WASHINGTON - Chief executives at top U.S. defense contractors have received a 200 percent pay hike since 2001 compared to a 7 percent raise for other CEOs at large companies, a study showed on Tuesday.
In its annual look at CEO compensation, the nonprofit liberal Institute for Policy Studies found the increase in executive pay at 34 publicly traded U.S. companies that are among the top defense contractors far outstripped the pay raises won by other executives or by military personnel.
The study excluded pay of such defense contractors as universities, joint ventures, privately held companies, companies headquartered outside the United States, and companies that received less than 10 percent of their revenues from defense.
"Since September 11 (2001), the ratio between median pay for defense CEOs and pay for military generals has increased to 23 to 1, up from 12 to 1 just three years earlier," the institute said in its 12th annual survey.
"There is a growing chasm between those on the battle lines and the men in the executive suites who are making millions off the defense-spending boom," the institute said.
The figures included executive pay at companies with 10 percent or more of their revenues from defense contracts.
The average pay of a CEO at a defense contractor was $11.6 million in 2004, compared to $168,509 for a military general with 20 or more years of experience and $24,278 for an army private in combat, the Institute said.
It said national defense spending rose to $406 billion in 2004 from $329 billion in 2001, with about half that amount spent each year on private contractors.
The study found average pay for U.S. chief executives overall rose to $11.8 million in 2004, about 431 times the $27,460 made by the average worker.

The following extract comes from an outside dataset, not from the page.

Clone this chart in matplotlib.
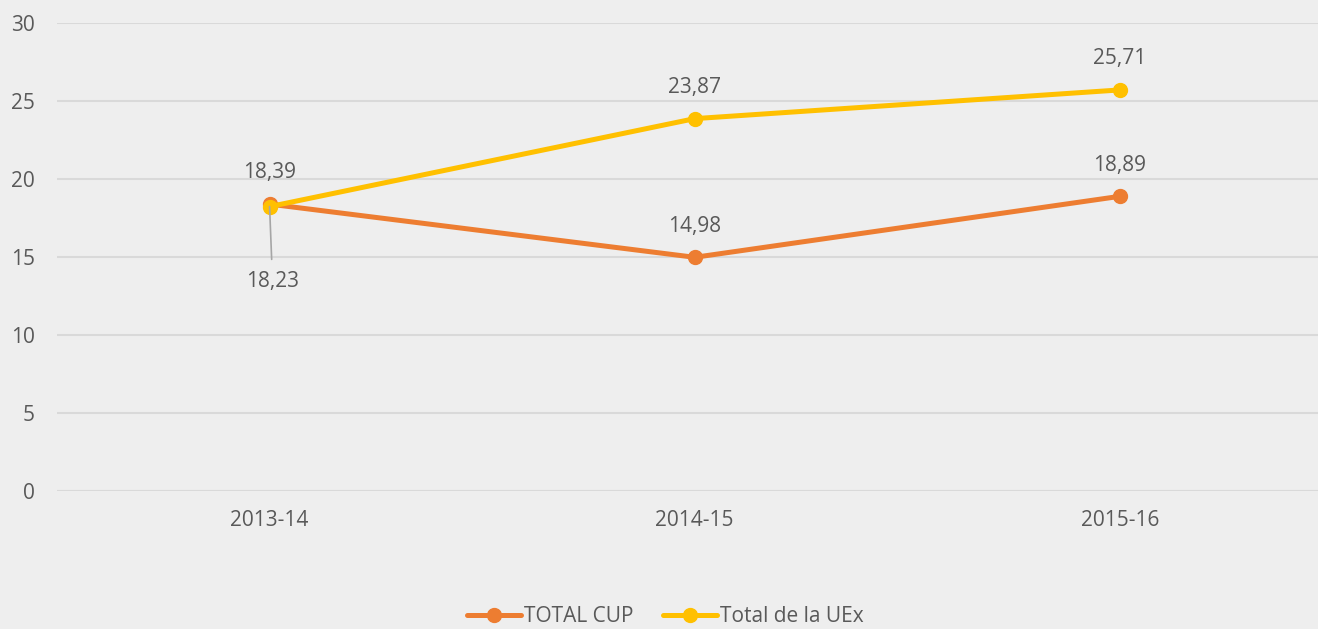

In 2003, CEOs made about 301 times more than the average worker.
"If minimum wage had risen as fast as CEO pay since 1990, the lowest paid workers in the U.S. would be earning $23.03 an hour today, not $5.15," the Institute said in a statement.
The study's definition of compensation includes salary, bonuses, restricted stock, long-term incentive payouts and the value of stock options exercised. It does not include the estimated value of options granted but not exercised.